De fato, apesar de entendermos que o crime foi resultado de descontrole emocional, isso não é e nunca será uma justificativa para atropelar dezenas de ciclistas inocentes e desprotegidos. Infelizmente, conforme me foi relatado por amigos do sul, os meios de comunicação locais só foram divulgar o fato diante da pressão popular, pois o lamentável acontecimento comoveu a sociedade gaúcha. Ainda existem pessoas que acham que manifestações políticas em vias públicas não deveriam ser permitidas, pois isso atrapalha o seu direito de ir e vir. De fato, estamos diante de uma situação onde dois direitos colidem: o direito de livre manifestação política e o direito de ir e vir. Eu, sinceramente, acredito que aguardar alguns minutos para o povo se deslocar por uma via não chega a configurar uma ameaça ao direito de ir e vir. Caso contrário, os congestionamentos de trânsito ocasionados pelo crescimento urbano desordenado deveriam ser considerados um caso de desrespeito ao mesmo direito civil, cuja responsabilidade seria do governo.       

A violência no trânsito não é nenhuma novidade. Lembro de um caso no Rio de Janeiro, já faz dois ou três anos, de um pai que foi brutalmente assassinado por um motorista na frente do seu pequeno filho, tudo isso devido a um desentendimento. Ou da história de uma colega de trabalho que foi perseguida durante quilômetros até ser abordado em um posto de gasolina por um sujeito enraivecido que batia violentamente nos vidros do seu carro. Eu mesmo, certa vez, fui perseguido até a universidade (sem notar), por um sujeito que me abordou com arma em punho, supostamente, por que eu havia cortado a sua frente em um cruzamento. Histórias como essas são comuns.  

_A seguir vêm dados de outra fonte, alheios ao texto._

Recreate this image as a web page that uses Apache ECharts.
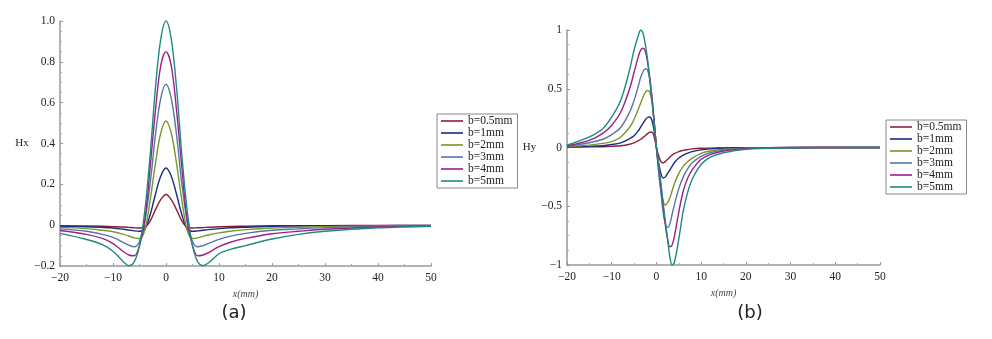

Não podemos esquecer que o trânsito é um fenômeno histórico e sócio-cultural que reflete, em grande medida, a nossa própria sociedade. Uma sociedade violenta e sem civilidade acaba resultando em um trânsito violento. O tema tem sido objeto de estudo do antropólogo Roberto DaMatta, que resultou na publicação do seu livro – “Fé em Deus e Pé na Tábua”. Entre outras conclusões que o estudo aponta, o autor argumenta que o brasileiro vê o bom motorista (que anda conforme as regras do trânsito) como um “babaca”. Segundo o antropólogo, não existe um reconhecimento do “outro” como alguém que merece respeito e consideração:

“Os outros são invisíveis no Brasil. Você não é treinado em casa nem nas escolas para ver o outro como colega, como um sujeito que tem os mesmos direitos de usufruir o espaço de todos. Para nós, é o contrário: o espaço de todos pertence a quem ocupar este espaço primeiro, com mais agressividade” – R. DaMatta

Lembro uma socióloga que estudava o assunto comentar em um congresso que os motoristas passam por uma transformação completa quando entram em seus carros. Na época, como agora, lembrei de um desenho do Pateta que retrata com humor essa tal transformação (logo abaixo), vale apena conferir. Espero que o evento que ocorreu em Porto Alegre sirva para nos alertar da importância de tratarmos a questão com seriedade, o que certamente exigiria uma revisão da nossa legislação de trânsito.